Post by lazydavid » Tue Mar 07, 2017 8:55 am

My wife is extraordinarily risk-averse, and about 2/3 of our retirement savings are rollover from her previous employer's profit sharing plan. This combined with the fact that we're still relatively young (late 30s) and have a need to take risk in order to achieve our goals put me in a challenging spot last year when I started really managing our portfolio.

What I settled on for her IRA is Wellington. This is a low-cost (18bp for Admiral Shares) actively-managed Vanguard fund that's been around for 80+ years. It has a 65/35 AA, almost entirely US, with a tilt to large value. I chose it because it has a long history (past performance is no guarantee.....) of slightly trailing market returns, with a LOT less volatility. I understand that I'm giving up some total return in exchange for a bit more stability, which will help her sleep well at night. I then have a very aggressive AA in our 401ks (almost 60% international equity, less than 10% bonds) to drag our overall AA back to 49/21/30 (US Equity, International Equity, Bonds). Ongoing contributions there will somewhat mitigate falling balances due to corrections or bear markets.

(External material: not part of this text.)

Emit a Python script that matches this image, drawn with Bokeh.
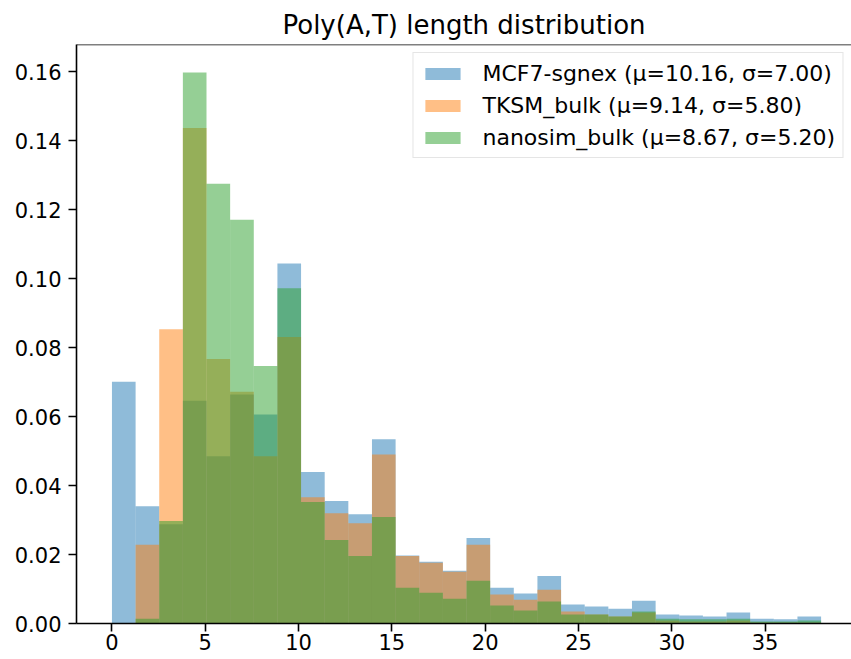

Later on, as our need/willingness to take risk decreases, we'll gradually migrate Wellington shares over to Wellesley, which is run by the same management company but has the inverse 35/65 AA.

Wellington might be an option for you, since you seem to have a similar fear of loss as my wife does. As previously brought up, Vanguard PAS may be another good option. But regardless, 95/5 is WAY too aggressive, given your lack of risk tolerance. You simply cannot go 3-5 years without sleeping, with the only alternative being selling near the bottom.